24. Perkara 121 meletakhak kuasa kehakiman Persekutuan pada Mahkamah Tinggi dan mahkamah-mahkamah rendah. Ia juga meletakhak bidangkuasa tertentu pada Mahkamah Agung.

25. Fasal 8 Rang Undang-Undang ini mencadangkan supaya Perkara 121 dipinda dengan menghapuskan peruntukan tentang meletakhak kuasa-kuasa kehakiman pada mahkamah-mahkamah dan dengan memasukkan ke dalam Fasal (1) Perkara itu peruntukan yang menyatakan bahawa Mahkamah Tinggi dan mahkamah-mahkamah rendah hendaklah mempunyai bidangkuasa dan kuasa-kuasa sebagaimana yang diberi oleh atau di bawah undang-undang persekutuan. Dengan ini, Perkara itu tidak lagi akan memberi penekanan pada meletakhak kuasa kehakiman persekutuan pada mahkamah-mahkamah tetapi akan hanya memperkatakan tentang jenis-jenis mahkamah dan bidangkuasa serta kuasa-kuasanya.

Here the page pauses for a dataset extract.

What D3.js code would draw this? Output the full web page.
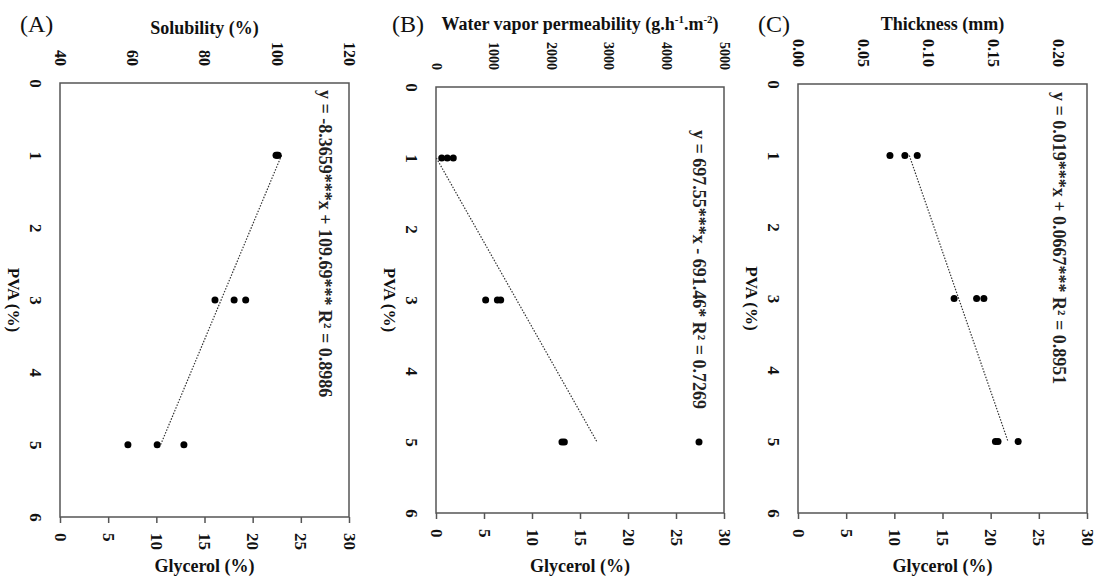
<!DOCTYPE html>
<html>
<head>
<meta charset="utf-8">
<script src="https://cdn.jsdelivr.net/npm/d3@7"></script>
<style>
  body { margin: 0; background: #fff; }
  svg { display: block; font-family: "Liberation Serif", "Times New Roman", serif; }
  .tick text { font-family: "Liberation Serif", "Times New Roman", serif; font-weight: bold; fill: #111; }
</style>
</head>
<body>
<div id="chart"></div>
<script>
// data
const pva = [1, 1, 1, 3, 3, 3, 5, 5, 5];
const solubility = [99.8, 100.1, 100.4, 82.9, 88.2, 91.4, 58.8, 66.9, 74.3];
const wvp = [99, 196, 300, 862, 1066, 1123, 2187, 2228, 4566];
const thickness = [0.0708, 0.0823, 0.0918, 0.1202, 0.1375, 0.1431, 0.152, 0.154, 0.1695];

const pvaTicks = [0, 1, 2, 3, 4, 5, 6];
const glycerolTicks = [0, 5, 10, 15, 20, 25, 30];
const solubilityTicks = [40, 60, 80, 100, 120];
const wvpTicks = [0, 1000, 2000, 3000, 4000, 5000];
const thicknessTicks = [0, 0.05, 0.10, 0.15, 0.20];

const fitSlope = [-8.3659, 697.55, 0.019];
const fitIntercept = [109.69, -691.46, 0.0667];
const fitRange = [1, 5];
const equations = [
  "y = -8.3659***x + 109.69*** R² = 0.8986",
  "y = 697.55***x - 691.46* R² = 0.7269",
  "y = 0.019***x + 0.0667*** R² = 0.8951"
];

const width = 1097, height = 577;

const svg = d3.select("#chart")
  .append("svg")
  .attr("width", width)
  .attr("height", height);

const panels = [
  { tag: "(A)", tagX: 20, title: "Solubility (%)", values: solubility, ticks: solubilityTicks,
    domain: [40, 120], fmt: d3.format("d"), left: 60, right: 349, top: 83, bottom: 517,
    tickSize: 16, eqX: 325, eqY: 90, titleY: 34 },
  { tag: "(B)", tagX: 392, title: null, values: wvp, ticks: wvpTicks,
    domain: [0, 5000], fmt: d3.format("d"), left: 436, right: 724, top: 87, bottom: 513,
    tickSize: 14, eqX: 699, eqY: 130, titleY: 30 },
  { tag: "(C)", tagX: 758, title: "Thickness (mm)", values: thickness, ticks: thicknessTicks,
    domain: [0, 0.2225], fmt: d3.format(".2f"), left: 798, right: 1087, top: 84, bottom: 513,
    tickSize: 16, eqX: 1059, eqY: 92, titleY: 30 }
];

panels.forEach((p, i) => {
  const g = svg.append("g");

  const x = d3.scaleLinear().domain(p.domain).range([p.left, p.right]);
  const y = d3.scaleLinear().domain([0, 6]).range([p.top, p.bottom]);
  const gx = d3.scaleLinear().domain([0, 30]).range([p.left, p.right]);

  // panel tag
  g.append("text")
    .attr("x", p.tagX)
    .attr("y", 32)
    .attr("font-size", 24)
    .attr("fill", "#111")
    .text(p.tag);

  // top title
  const cx = (p.left + p.right) / 2;
  if (p.title) {
    g.append("text")
      .attr("x", cx)
      .attr("y", p.titleY)
      .attr("text-anchor", "middle")
      .attr("font-size", 18)
      .attr("font-weight", "bold")
      .attr("fill", "#111")
      .text(p.title);
  } else {
    const t = g.append("text")
      .attr("x", cx)
      .attr("y", p.titleY)
      .attr("text-anchor", "middle")
      .attr("font-size", 18)
      .attr("font-weight", "bold")
      .attr("fill", "#111");
    t.append("tspan").text("Water vapor permeability (g.h");
    t.append("tspan").attr("dy", -7).attr("font-size", 11).text("-1");
    t.append("tspan").attr("dy", 7).text(".m");
    t.append("tspan").attr("dy", -7).attr("font-size", 11).text("-2");
    t.append("tspan").attr("dy", 7).text(")");
  }

  // top value axis
  const topAxis = g.append("g")
    .attr("transform", `translate(0,${p.top})`)
    .call(d3.axisTop(x).tickValues(p.ticks).tickFormat(p.fmt).tickSize(0))
    .attr("font-family", null);
  topAxis.select(".domain").remove();
  topAxis.selectAll("text")
    .attr("transform", "rotate(90)")
    .attr("x", -17).attr("y", 0).attr("dy", "0.35em")
    .attr("text-anchor", "end")
    .attr("font-size", p.tickSize);

  // left PVA axis
  const leftAxis = g.append("g")
    .attr("transform", `translate(${p.left},0)`)
    .call(d3.axisLeft(y).tickValues(pvaTicks).tickFormat(d3.format("d")).tickSize(0))
    .attr("font-family", null);
  leftAxis.select(".domain").remove();
  leftAxis.selectAll("text")
    .attr("transform", "rotate(90)")
    .attr("x", 0).attr("y", 24).attr("dy", "0.35em")
    .attr("text-anchor", "middle")
    .attr("font-size", 17);

  g.append("text")
    .attr("transform", `translate(${p.left - 46},${(p.top + p.bottom) / 2}) rotate(90)`)
    .attr("dy", "0.35em")
    .attr("text-anchor", "middle")
    .attr("font-size", 17)
    .attr("font-weight", "bold")
    .attr("fill", "#111")
    .text("PVA (%)");

  // bottom glycerol axis
  const bottomAxis = g.append("g")
    .attr("transform", `translate(0,${p.bottom})`)
    .call(d3.axisBottom(gx).tickValues(glycerolTicks).tickSize(6))
    .attr("font-family", null);
  bottomAxis.select(".domain").remove();
  bottomAxis.selectAll("line").attr("stroke", "#555").attr("stroke-width", 1.5);
  bottomAxis.selectAll("text")
    .attr("transform", "rotate(90)")
    .attr("x", 16).attr("y", 0).attr("dy", "0.35em")
    .attr("text-anchor", "start")
    .attr("font-size", 17);

  g.append("text")
    .attr("x", cx)
    .attr("y", 572)
    .attr("text-anchor", "middle")
    .attr("font-size", 18)
    .attr("font-weight", "bold")
    .attr("fill", "#111")
    .text("Glycerol (%)");

  // frame
  g.append("rect")
    .attr("x", p.left)
    .attr("y", p.top)
    .attr("width", p.right - p.left)
    .attr("height", p.bottom - p.top)
    .attr("fill", "none")
    .attr("stroke", "#555")
    .attr("stroke-width", 1.5);

  // trend line
  const line = d3.line()
    .x(d => x(fitSlope[i] * d + fitIntercept[i]))
    .y(d => y(d));
  g.append("path")
    .attr("d", line(fitRange))
    .attr("fill", "none")
    .attr("stroke", "#333")
    .attr("stroke-width", 1.2)
    .attr("stroke-dasharray", "1.5,1.5");

  // points
  g.selectAll("circle")
    .data(p.values)
    .enter()
    .append("circle")
    .attr("cx", d => x(d))
    .attr("cy", (d, j) => y(pva[j]))
    .attr("r", 3.5)
    .attr("fill", "#000");

  // equation
  g.append("text")
    .attr("transform", `translate(${p.eqX},${p.eqY}) rotate(90)`)
    .attr("dy", "0.35em")
    .attr("text-anchor", "start")
    .attr("font-size", 18)
    .attr("font-weight", "bold")
    .attr("fill", "#222")
    .text(equations[i]);
});
</script>
</body>
</html>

~Office of the Prime Minister

Therefore, I have a few questions for PKR :

  1. What is the important role played by Anwar Ibrahim to justify his big role in Article 121 (1A) as claimed by PKR that, “At the Federal level, upon the initiatives of the late Tan Sri Prof. Ahmad Ibrahim and Datuk Seri Anwar Ibrahim, Article 121 (1A) was introduced to the Federal Constitution”?
  2. Since the Clause (1A) was added to the Article 121 in 1988, on what basis can PKR take the credit by using Anwar’s name when;
    ——–i. PKR was then not yet existed.
    ——–ii. And Anwar Ibrahim who was then a leader of UMNO acted in the capacity
    ———–of an UMNO leader and in accordance with the principals of UMNO and by
    ———–the consent of  UMNO leadership?
  3. Are these concocted fictional claims are parts of PKR’s values and interpretation of the phrase “justice, humanity and based on the Islamic values of “rahmatan lil ‘alamin” (a mercy unto the world)” that was said in the book as what PKR is “committed in the struggle for”?